“Down Syndrome is not this terrible and frightening thing that people would have us believe”, explained Renate Lindeman, spokeswoman for the Dutch parents’ group, Downpride, and the mother of two children with Down Syndrome.
“When I heard the words, ‘Down Syndrome’ on giving birth to my first baby, eleven years ago, my world crumbled. Visions of children sitting passively in a corner, watching life go by without them, kept me awake in the early nights of motherhood”, she explained. “It wasn’t long before I realised that these ideas were based on negative, out of date information that had has nothing to do with the reality of living with Down Syndrome”.

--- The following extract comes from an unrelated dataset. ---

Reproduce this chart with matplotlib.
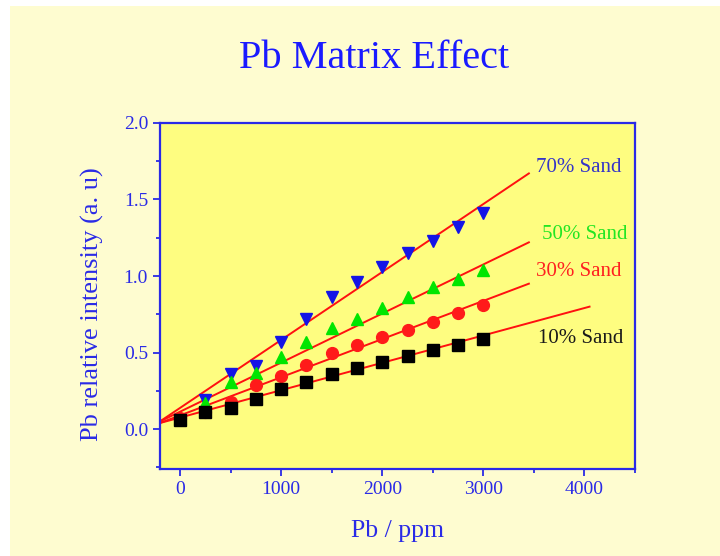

“My daughter, April, is active and enterprising, passionate about anything with four legs and although she doesn’t talk much, she’s an expert in communication,” explains Renate Lindeman who reminds us that “most people with Down Syndrome have an incredible joy of life, which makes them excellent company”.
She mentions the “numerous testimonies describing the ability of people with Down Syndrome to bring a touch of simplicity and an open mind to communities” as evidenced in a study which described most people with Down Syndrome as “happy and radiant”.
Renate Lindeman denounces “selective abortion, which is still encouraged and which stigmatises people with Down Syndrome”, as though the latter “were simply mistakes that could easily be erased – the superfluous and suppressible carriers of obvious human suffering and financial burden”. “It is disgraceful to watch governments and medical professionals across the world perpetuating these prejudices by promoting selection”, she said.
“In the United States and elsewhere, prenatal diagnosis (PND) is an intrinsic part of health programmes and the outcome is the virtual elimination of children affected by Down Syndrome”, explains Renate Lindeman. “Although it is never said explicitly, the underlying message is that Down Syndrome is worthless at this point and we should not want it for our children or our society”.
Downpride’s spokesperson is alarmed at the circulation of non-invasive prenatal screening (NIPS), which can detect Down Syndrome in a single drop of blood right at the beginning of pregnancy. “Some British studies have shown that the introduction of NIPS has contributed to an increase in the practice of prenatal diagnosis and that since this circulation, the abortion rate with regard to children affected by Down Syndrome has reached an average of 92% across Europe”.
“Down Syndrome does not cause human suffering. The real danger lies in the voices of those who claim that our children should be examined before we can decide who deserves to live. Women are not incubators for socially preferable descendants,” declares Renate Lindeman.
Downpride is calling on the United Nations Human Rights Committee to rule out the routine screening for Down Syndrome in public health programmes and to regulate the introduction of NIPS. The latter “should be used to promote human health and well-being and not to discriminate against people based on their genetic predisposition”. We should not “allow our governments to compile health programmes that culminate in the systematic elimination of a group of people who are happy with their lot”.